A Claudio Rocchetti voglio un bene dell`anima e devo anche parecchi favori, quindi sappiate che mai e poi mai credo potrei parlare male di un suo disco.
Infatti non ne ho mai recensiti.
Questo perché, onestamente, al di là della simpatia e stima che ho per lui, la sua musica non mi ha mai fatto impazzire. Ho apprezzato il suo precedente CD (ormai lontano, 2003, Bar La Muerte, “A Work Called Kitano”), ma le sue scomposte e sfuggenti strutture massacrate a colpi di giradischi, CD-J e manipolazioni varie mi lasciavano piuttosto freddo. Un po` meglio il misconosciuto su s`agita “But Speak Fair Words”, ma anche quello, come dicono gli inglesi, non è la mia tazza di tè. Non parlo poi dei concerti, di cui apprezzo molto la potenza noise e la presenza scenica, le dinamiche estreme ed i picchi di volume, ma anche di quello non sono più un grande fan.
Dunque, quando ho avuto modo di ascoltare questo disco, mi sono sorpreso di potergli per una volta dire `questo sì che finalmente mi piace`. E non mentivo. Con “Another Piece of Teenage Wildlife” (titolo che si adatta a meraviglia non tanto ai suoni del disco quanto alla personalità del suo autore), Rocchetti cambia completamente registro e si concentra su una musica sperimentale lieve, a tratti anche molto malinconica, quasi mai destrutturata ma anzi costruita per transizioni sfumate tra uno stato ed il successivo, vicina a Steve Roden e lontana anni luce da Merzow.

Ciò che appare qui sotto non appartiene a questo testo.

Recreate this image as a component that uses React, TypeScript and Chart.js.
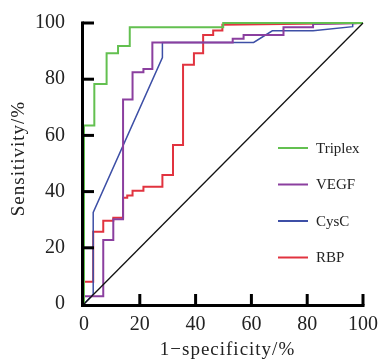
import React, { useEffect, useRef } from "react";
import { Chart, registerables } from "chart.js";

Chart.register(...registerables);

const axisTicks = [0, 20, 40, 60, 80, 100];
const seriesNames = ["Triplex", "VEGF", "CysC", "RBP"];
const xTitle = "1\u2212specificity/%";
const yTitle = "Sensitivity/%";

const triplexX = [0, 0, 3.7, 3.7, 8.1, 8.1, 12.2, 12.2, 16.4, 16.4, 49.9, 49.9, 100];
const triplexY = [0, 63.5, 63.5, 78.3, 78.3, 89.2, 89.2, 91.8, 91.8, 98.5, 98.5, 100, 100];

const vegfX = [0, 0, 6.9, 6.9, 10.5, 10.5, 14, 14, 17.4, 17.4, 21.3, 21.3, 24.5, 24.5, 53.3, 53.3, 57.2, 57.2, 71.5, 71.5, 82.1, 82.1, 100];
const vegfY = [0, 2.8, 2.8, 22.8, 22.8, 30.2, 30.2, 72.8, 72.8, 82.5, 82.5, 83.6, 83.6, 93.1, 93.1, 94.4, 94.4, 95.7, 95.7, 98.5, 98.5, 99.6, 100];

const cyscX = [0, 3.3, 3.3, 28.1, 28.1, 60.8, 67.5, 82.1, 96.3, 96.3, 100];
const cyscY = [0, 3.5, 32.6, 87.7, 93.1, 93.1, 97.2, 97.2, 98.7, 99.8, 100];

const rbpX = [0, 0, 3.3, 3.3, 6.9, 6.9, 10.5, 10.5, 14, 14, 15.5, 15.5, 17.4, 17.4, 21.3, 21.3, 28.1, 28.1, 31.9, 31.9, 35.5, 35.5, 39.4, 39.4, 42.7, 42.7, 46.3, 46.3, 49.6, 49.6, 100];
const rbpY = [0, 7.9, 7.9, 25.7, 25.7, 29.6, 29.6, 30.7, 30.7, 37.8, 37.8, 38.6, 38.6, 40.3, 40.3, 41.7, 41.7, 45.9, 45.9, 56.6, 56.6, 85.1, 85.1, 89.2, 89.2, 95.7, 95.7, 97.3, 97.3, 99.4, 100];

const refX = [0, 100];
const refY = [0, 100];

const colors = ["#63c050", "#8b3f9f", "#3d4fa6", "#e1333f"];
const FONT = "'Liberation Serif', 'Times New Roman', serif";

const toPts = (xs: number[], ys: number[]) => xs.map((x, i) => ({ x, y: ys[i] }));

const axesPlugin = {
  id: "customAxes",
  afterDatasetsDraw(chart: any) {
    const ctx = chart.ctx;
    const xs = chart.scales.x;
    const ys = chart.scales.y;
    const left = xs.getPixelForValue(0);
    const bottom = ys.getPixelForValue(0);
    ctx.save();
    ctx.strokeStyle = "#000";
    ctx.lineWidth = 3;
    ctx.lineCap = "butt";
    ctx.beginPath();
    ctx.moveTo(left - 1.5, ys.getPixelForValue(100) - 1.5);
    ctx.lineTo(left - 1.5, bottom + 1.5);
    ctx.lineTo(xs.getPixelForValue(100) + 1.5, bottom + 1.5);
    ctx.stroke();
    axisTicks.forEach((t) => {
      if (t === 0) return;
      const py = ys.getPixelForValue(t);
      ctx.beginPath();
      ctx.moveTo(left - 1.5, py);
      ctx.lineTo(left + 10, py);
      ctx.stroke();
      const px = xs.getPixelForValue(t);
      ctx.beginPath();
      ctx.moveTo(px, bottom + 1.5);
      ctx.lineTo(px, bottom - 10);
      ctx.stroke();
    });
    ctx.restore();
  },
};

const titlesPlugin = {
  id: "customTitles",
  afterDraw(chart: any) {
    const ctx = chart.ctx;
    const a = chart.chartArea;
    ctx.save();
    ctx.fillStyle = "#222";
    ctx.font = `19px ${FONT}`;
    (ctx as any).letterSpacing = "1px";
    ctx.textAlign = "center";
    ctx.textBaseline = "alphabetic";
    ctx.fillText(xTitle, (a.left + a.right) / 2 + 4, 355);
    ctx.translate(24, (a.top + a.bottom) / 2 - 5);
    ctx.rotate(-Math.PI / 2);
    ctx.fillText(yTitle, 0, 0);
    ctx.restore();
  },
};

const legendPlugin = {
  id: "customLegend",
  afterDraw(chart: any) {
    const ctx = chart.ctx;
    ctx.save();
    ctx.font = `15px ${FONT}`;
    ctx.textBaseline = "middle";
    ctx.fillStyle = "#222";
    chart.data.datasets.forEach((ds: any) => {
      if (!ds.showInLegend) return;
      const y = 148 + ds.legendIndex * 36.5;
      ctx.strokeStyle = ds.borderColor;
      ctx.lineWidth = 2;
      ctx.beginPath();
      ctx.moveTo(278, y);
      ctx.lineTo(308, y);
      ctx.stroke();
      ctx.fillText(ds.label, 316, y + 1);
    });
    ctx.restore();
  },
};

export default function App() {
  const ref = useRef<HTMLCanvasElement>(null);
  useEffect(() => {
    document.body.style.margin = "0";
    const series = [
      toPts(triplexX, triplexY),
      toPts(vegfX, vegfY),
      toPts(cyscX, cyscY),
      toPts(rbpX, rbpY),
    ];
    const datasets: any[] = series.map((d, i) => ({
      label: seriesNames[i],
      data: d,
      borderColor: colors[i],
      backgroundColor: colors[i],
      borderWidth: i === 2 ? 1.5 : 2,
      pointRadius: 0,
      tension: 0,
      clip: false,
      showInLegend: true,
      legendIndex: i,
    }));
    datasets.unshift({
      label: "ref",
      data: toPts(refX, refY),
      borderColor: "#111",
      borderWidth: 1.3,
      pointRadius: 0,
      clip: false,
      showInLegend: false,
    });
    const chart = new Chart(ref.current!, {
      type: "line",
      data: { datasets },
      options: {
        responsive: false,
        animation: false,
        layout: { padding: { top: 23, right: 16, left: 0, bottom: 0 } },
        plugins: { legend: { display: false }, tooltip: { enabled: false } },
        scales: {
          x: {
            type: "linear",
            min: 0,
            max: 100,
            grid: { display: false },
            border: { display: false },
            afterBuildTicks: (s: any) => {
              s.ticks = axisTicks.map((v) => ({ value: v }));
            },
            afterFit: (s: any) => {
              s.height = 55;
              s.paddingLeft = 0;
              s.paddingRight = 0;
            },
            ticks: { color: "#222", font: { family: FONT, size: 20 }, padding: 1, maxRotation: 0 },
          },
          y: {
            type: "linear",
            min: 0,
            max: 100,
            grid: { display: false },
            border: { display: false },
            afterBuildTicks: (s: any) => {
              s.ticks = axisTicks.map((v) => ({ value: v }));
            },
            afterFit: (s: any) => {
              s.width = 84;
              s.paddingTop = 0;
              s.paddingBottom = 0;
            },
            ticks: { color: "#222", font: { family: FONT, size: 20 }, padding: 11 },
          },
        },
      },
      plugins: [axesPlugin, titlesPlugin, legendPlugin],
    });
    return () => chart.destroy();
  }, []);
  return (
    <div style={{ width: 379, height: 359 }}>
      <canvas ref={ref} width={379} height={359} style={{ display: "block" }} />
    </div>
  );
}
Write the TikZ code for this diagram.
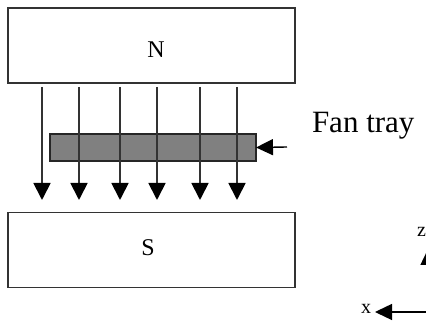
\documentclass[tikz,border=0pt]{standalone}
\usepackage{fontspec}
\setmainfont{Liberation Serif}
\usetikzlibrary{arrows.meta}
\definecolor{traygray}{gray}{0.5}

\begin{document}
\begin{tikzpicture}[x=1pt,y=1pt,
    line width=1.3pt, line cap=butt, line join=miter,
    every node/.style={inner sep=0pt,outer sep=0pt},
    pole/.style={draw=black!80,line width=1.6pt,fill=white,minimum width=287pt,minimum height=75pt},
    polelab/.style={font=\fontsize{24}{28}\selectfont},
    axislab/.style={font=\fontsize{20}{24}\selectfont},
    fieldline/.style={draw=black!80,line width=1.8pt,-{Triangle[width=17pt,length=17pt,fill=black,color=black]}},
    axisline/.style={line width=1.4pt,-{Triangle[width=16pt,length=17pt]}},
    lab/.style={font=\fontsize{31}{36}\selectfont}]
  \useasboundingbox (0,0) rectangle (426,323);
  \clip (0,0) rectangle (426,323);
  % ---- poles and tray ----
  \node[pole] (N) at (151.5,277.5) {};
  \node[pole] (S) at (151.5,73) {};
  \node[polelab] (Nlab) at (156,273) {N};
  \node[polelab] (Slab) at (148,75) {S};
  \node[draw=black!85,line width=1.4pt,fill=traygray,minimum width=206pt,minimum height=27pt] (tray) at (153,175.5) {};
  % ---- field lines ----
  \foreach \i/\px in {1/42,2/79,3/120,4/157,5/200,6/237} {
    \coordinate (top\i) at (\px,236);
    \coordinate (end\i) at (\px,123);
    \draw[fieldline] (top\i)--(end\i);
  }
  % ---- fan tray label ----
  \coordinate (trayin) at (287,176);
  \draw[axisline] (trayin)--(tray.east);
  \node[lab,anchor=west] (fantray) at (312,197) {Fan tray};
  % ---- axes (cut by the right edge) ----
  \node[axislab] (xlab) at (366,14) {x};
  \node[axislab,anchor=east] (zlab) at (426,91) {z};
  \coordinate (xfrom) at (432,11);
  \coordinate (xto) at (375,11);
  \coordinate (zfrom) at (428.5,30);
  \coordinate (zto) at (428.5,75);
  \draw[axisline] (xfrom)--(xto);
  \draw[axisline] (zfrom)--(zto);
\end{tikzpicture}
\end{document}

Rispetto ai precedenti ed ai live il disco guadagna molto anche in varietà , tanto da ospitare anche ben tre voci, dalle due femminili di Madame P e Margareth Kammerer a quella del compare nei 3/4HadBeenEliminated Valerio Tricoli. Ed è forse dall`esperienza con questi ultimi, nonchè forse da altre frequentazioni del vecchio giro Bowindo (Ielasi su tutti, qui peraltro al mastering) che Claudio sembra apprendere un maggiore gusto per la melodia e le atmosfere sfumate.
Si passa dunque dai filed recordings in apertura di It was Purely Accidental, He Said ed alla sua chitarra effettata (forse il pezzo più “3/4” del disco), alle note di piano vintage dell`intro, all`ambient dagli accenni glitch di We Got... (mi ha ricordato Davide Balula), fino alla tesa I Miss you Like Hell, che sfocia in una chitarra sporchissima e dolorosa, a voler purtroppo ricordare che questa non è musica per rilassarsi.
Chiude la ballata per basso I`m Broken, I just wanna Go Home, un pezzo che potrebbe essere uscito da un disco di Vincent Gallo, ma dalle sonorità quasi new wave, come del resto sono tutti i titoli del disco, che riletti l`uno in fila all`altro sembrano raccontare la storia di un`esperienza dolorosa, a tratti soave, intrisa di malinconia ma comunque profonda ed indispensabile. Come questo disco. Bravo, amico mio.